The Hobbit as Tragedy
The final movie of Peter Jackson's trilogy retells the story of the Hobbit as tragedy, completely changing the character of the book. One star.
I first read the Hobbit when I was in fourth grade -- it was the first real book I ever read. I consumed it. I devoured it. Then I moved on to the Lord of the Rings. Later, I read it aloud to my children. As the years went on, I've read it over and over again.
The Hobbit is fundamentally a children's adventure story. In spite of Bilbo being 50 years old, it's a story about him discovering the wider world beyond his safe and comfortable home -- and discovering his own power to take charge and influence events.
As you read the Lord of the Rings, you retrospectively discover that the Hobbit was a preface to the larger events that happened afterward. The Hobbit itself does not treat with them at all. It's only later that you learn who the Necromancer is and what Gandalf was doing when he left the party just as they entered Mirkwood.
I was initially excited to hear that Jackson was planning to merge those events in to the Hobbit -- to try telling the story of the White Council driving Sauron out from Dol Goldur. But much of what he invented fell flat: Rhadagast the Brown, covered with bird poop, being pulled by rabbits. And that Well of Souls or whatever, where Sauron and the Nazgul were supposed to be imprisoned? Lame.
But this last movie really left me cold. The pacing was terrible. They kill off Smaug before the opening credits. Thorin dies so close to the end of the movie, I felt like I hadn't really gotten over that before I had to walk out of the theater. The very last scenes, showing Bilbo walking into an empty and trashed Bag End and then cutting to Bilbo before his 111st Birthday Party. What a downer.
And that nauseating toady of the Master of Lake Town? Where did that guy come from? Why did that character even have any lines? Ugh. Totally repellent.
For me, perhaps the greatest scene in the book is when, as the battle turns against them, Thorin comes out and rallies the dwarves.
Out leapt the King under the Mountain, and his companions followed him. Hood and cloak were gone; they were in shining armor, and red light leapt their eyes. In the gloom, the great dwarf gleamed like gold in a dying fire. [...] "To me! To me! Elves and Men! To me! O my kinsfolk!" he cried, and his voice shook like a horn in the valley.
The treatment in the movie utterly fails to capture the same feeling.
But so much of the movie is just wrong: Beorn as some kind of bitter former slave, rather than a gruff, but jolly, woodsman. Galadriel as some kind of psycho witch. Rivendell as a creepy land of eternal twilight and autumn, rather than the Last (or First) Homely House.

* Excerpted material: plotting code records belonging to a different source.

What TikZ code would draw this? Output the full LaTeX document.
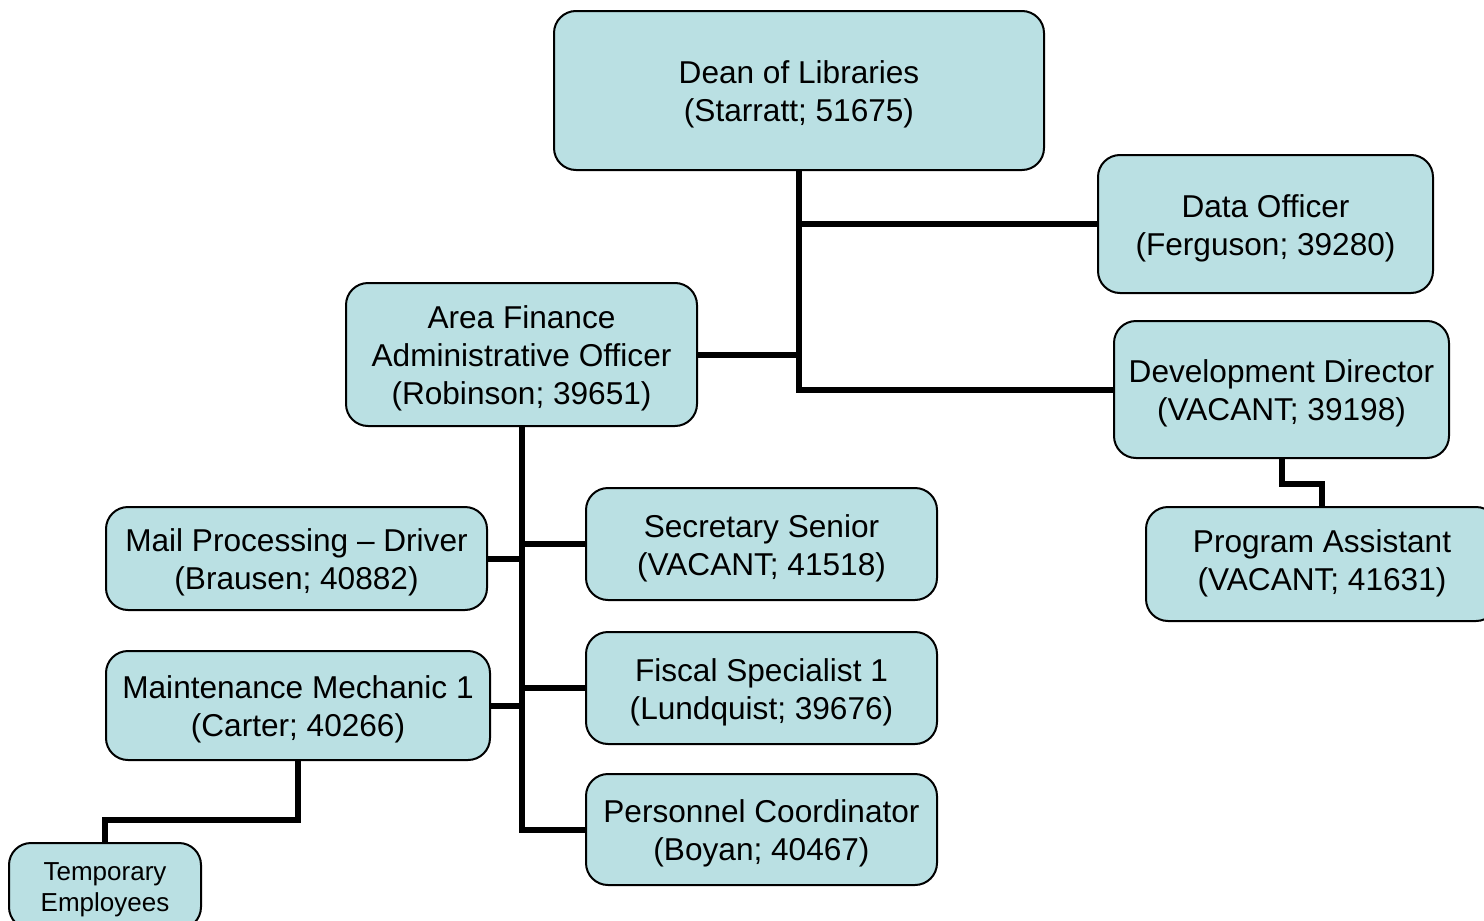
\documentclass[tikz,border=0pt]{standalone}
\usepackage{fontspec}
\setmainfont{Liberation Sans}
\definecolor{boxblue}{RGB}{186,224,227}

\begin{document}
\begin{tikzpicture}[x=0.5pt, y=-0.5pt,
    box/.style={draw=black, line width=1pt, fill=boxblue, rounded corners=11pt,
        align=center, inner sep=0pt, font=\fontsize{15.8}{19}\selectfont,
        text height=34.5pt},
    conn/.style={line width=3pt}]
            \useasboundingbox (0,0) rectangle (1484,921);
            \node[box, minimum width=245pt, minimum height=79.5pt] (dean) at (799,90.5) {Dean of Libraries\\(Starratt; 51675)};
            \node[box, minimum width=167.5pt, minimum height=69pt] (data) at (1265.5,224) {Data Officer\\(Ferguson; 39280)};
            \node[box, minimum width=167.5pt, minimum height=68.5pt] (dev) at (1281.5,389.5) {Development Director\\(VACANT; 39198)};
            \node[box, minimum width=176pt, minimum height=57pt, text height=29.5pt] (prog) at (1322,564) {Program Assistant\\(VACANT; 41631)};
            \node[box, minimum width=175.5pt, minimum height=71.5pt, text height=53.5pt] (afo) at (521.5,354.5) {Area Finance\\Administrative Officer\\(Robinson; 39651)};
            \node[box, minimum width=190.5pt, minimum height=51.5pt] (mail) at (296.5,558.5) {Mail Processing – Driver\\(Brausen; 40882)};
            \node[box, minimum width=192pt, minimum height=54.5pt] (maint) at (298,705.5) {Maintenance Mechanic 1\\(Carter; 40266)};
            \node[box, minimum width=96pt, minimum height=43pt, font=\fontsize{13}{15.5}\selectfont,
                text height=28pt] (temp) at (105,886) {Temporary\\Employees};
            \node[box, minimum width=175.5pt, minimum height=56pt] (sec) at (761.5,544) {Secretary Senior\\(VACANT; 41518)};
            \node[box, minimum width=175.5pt, minimum height=56pt] (fis) at (761.5,688) {Fiscal Specialist 1\\(Lundquist; 39676)};
            \node[box, minimum width=175.5pt, minimum height=55.5pt] (pers) at (761.5,829.5) {Personnel Coordinator\\(Boyan; 40467)};

            \draw[conn] (dean.south) -- (dean.south |- dev.west) -- (dev.west);
            \draw[conn] (dean.south |- data.west) -- (data.west);
            \draw[conn] (afo.east) -- (afo.east -| dean.south);
            \draw[conn] (dev.south) -- ++(0,25) -| (prog.north);
            \draw[conn] (afo.south) |- (pers.west);
            \draw[conn] (afo.south |- sec.west) -- (sec.west);
            \draw[conn] (afo.south |- fis.west) -- (fis.west);
            \draw[conn] (mail.east) -- (mail.east -| afo.south);
            \draw[conn] (maint.east) -- (maint.east -| afo.south);
            \draw[conn] (maint.south) -- ++(0,59) -| (temp.north);
        \end{tikzpicture}
\end{document}
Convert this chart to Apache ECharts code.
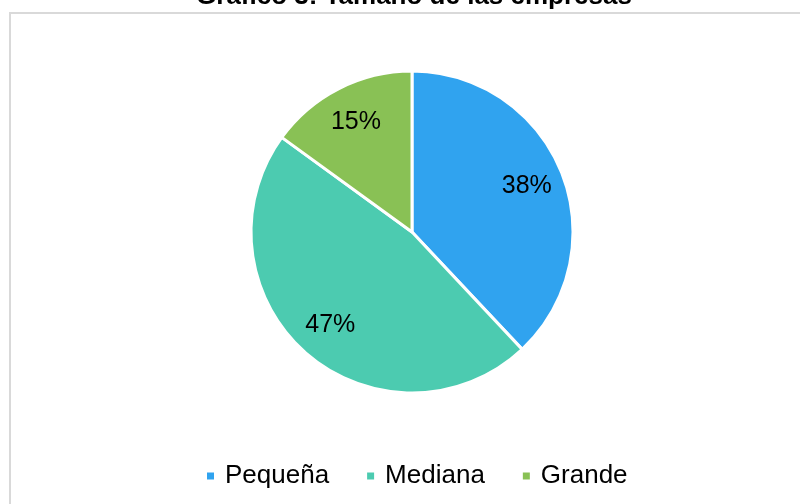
<!DOCTYPE html>
<html lang="es">
<head>
<meta charset="UTF-8">
<title>Tamaño de las empresas</title>
<script src="https://cdn.jsdelivr.net/npm/echarts@6/dist/echarts.min.js"></script>
<style>
html, body { margin: 0; padding: 0; background: #fff; }
#chart { width: 800px; height: 504px; }
</style>
</head>
<body>
<div id="chart"></div>
<script>
var categorias = ['Pequeña', 'Mediana', 'Grande'];
var porcentajes = [38, 47, 15];
var colores = ['#30a3ef', '#4ccbb0', '#89c155'];

var datos = categorias.map(function (n, i) {
  return { name: n, value: porcentajes[i] };
});

var chart = echarts.init(document.getElementById('chart'));
var font = 'Liberation Sans, Arial, sans-serif';

var option = {
  backgroundColor: '#fff',
  animation: false,
  color: colores,
  // borde del área del gráfico (recortado a la derecha y abajo)
  graphic: [{
    type: 'rect',
    shape: { x: 10, y: 13, width: 820, height: 520 },
    style: { fill: 'none', stroke: '#d9d9d9', lineWidth: 2 },
    z: 0
  }],
  title: {
    text: 'Gráfico 3: Tamaño de las empresas',
    left: 414,
    textAlign: 'center',
    top: -16,
    padding: 0,
    textStyle: { fontFamily: font, fontSize: 26, fontWeight: 'bold', color: '#000' }
  },
  legend: {
    top: 463,
    left: 205,
    padding: 0,
    icon: 'rect',
    itemWidth: 9,
    itemHeight: 9,
    itemGap: 36,
    data: categorias,
    textStyle: { fontFamily: font, fontSize: 26, color: '#000', padding: [0, 0, 0, 5] }
  },
  series: [{
    type: 'pie',
    center: [412, 232],
    radius: [0, 161],
    startAngle: 90,
    clockwise: true,
    data: datos,
    label: { show: false },
    labelLine: { show: false },
    emphasis: { disabled: true },
    itemStyle: { borderColor: '#fff', borderWidth: 3 }
  }, {
    // serie transparente solo para colocar las etiquetas a ~3/4 del radio
    type: 'pie',
    center: [412, 232],
    radius: [80, 161],
    startAngle: 90,
    clockwise: true,
    silent: true,
    data: datos,
    itemStyle: { color: 'transparent', borderWidth: 0 },
    emphasis: { disabled: true },
    labelLine: { show: false },
    label: {
      show: true,
      position: 'inside',
      formatter: '{c}%',
      fontFamily: font,
      fontSize: 25,
      color: '#000'
    }
  }]
};
chart.setOption(option);
</script>
</body>
</html>
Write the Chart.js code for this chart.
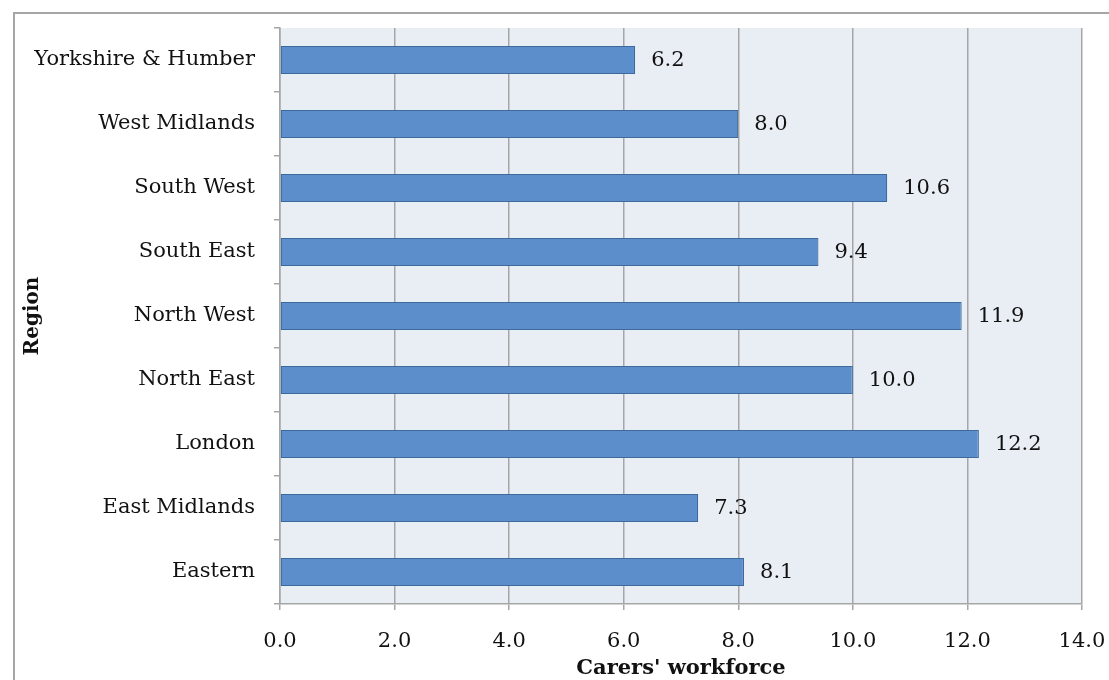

Perhaps it isn't possible to tell the story of the Hobbit after the Lord of the Rings without seeing it as tragedy. But just a few additional scenes in the end -- as laid out in the book -- might have helped a lot: Yule-tide in the house of Beorn, May in the valley of Rivendell, and the visit of Balin and Gandalf with Bilbo after Bag End is set to rights. Instead you get two cut scenes and don't even get to see Bilbo and Gandalf digging up the treasure from the troll cave.
At least there aren't any more Tolkien books for Peter Jackson to ruin.